Go for it. It’s a good idea
You can turn it back on without an issue if you need to later
v3700 drive fw pack was out, updated using the command line (from one of your v7000 posts). is there another way / GUI option to do this? thanks.
Not as yet AFAIK
Does it support Remote mirroring also?
No it doesn’t
Then the cover page of sg248107.pdf looks like lies…
I just spotted there is a statement of direction to support it. Maybe I have old info
so does “mirroring_total” refers only to metro/global mirror? then “remote_copy_total”? what;s the difference?
Remote copy is for metro and global mirror which v3700 cannot do
Mirror total is for vdisk mirroring which is local copy for having two copies for a vdisk
thanks, seems in general use you would only need to leave raid.

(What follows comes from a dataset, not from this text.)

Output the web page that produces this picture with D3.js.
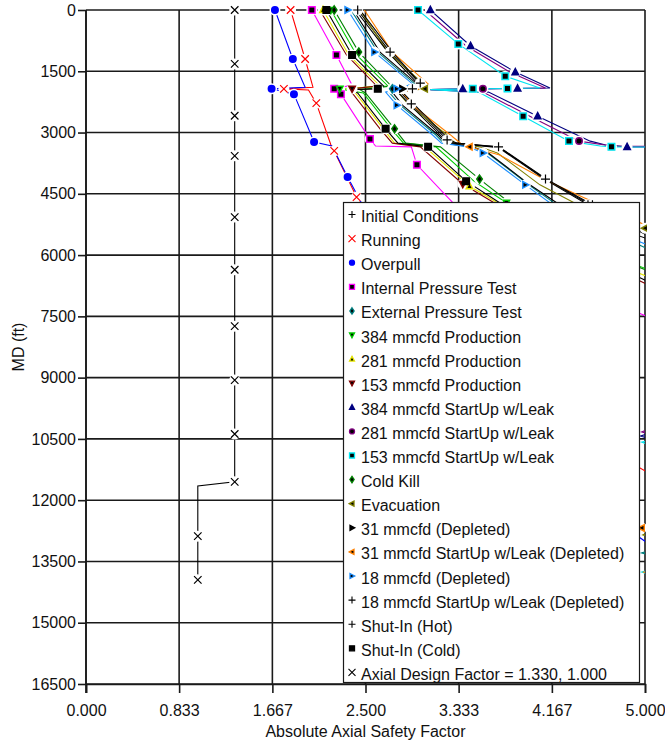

v3700 iscsi with windows 2008 native mpio, detects opt and non opt paths (non opt being paths to non preferred controller for writes?) so RR (subst) over RR is preferred?
Correct you would detect preferred and non preferred paths. On a per volume basis it send IO to only preferred paths
is flow control supported on v3700 iscsi models? other than connecting to a fc enabled switch port, any configuration required on v3700 ports? thanks.
Hi, Anthony,
I encountered a problem with v3700: when I try enable write-caching-policy in OS (Win2012, Win2008R2) – I get an error “windows could not change the write-caching setting for the device”. Is it really bug or its feature? For DS35xx i haven’t this problem – i can to enable write-caching-policy in OS. LUNs from v3700 are mapped to servers via FC switches (IBM 2498)
I don’t believe that Windows can set write-caching on or off for SAN Storage volumes. I think that setting only applies to internal SAS/SATA drives rather than externally presented LUNs.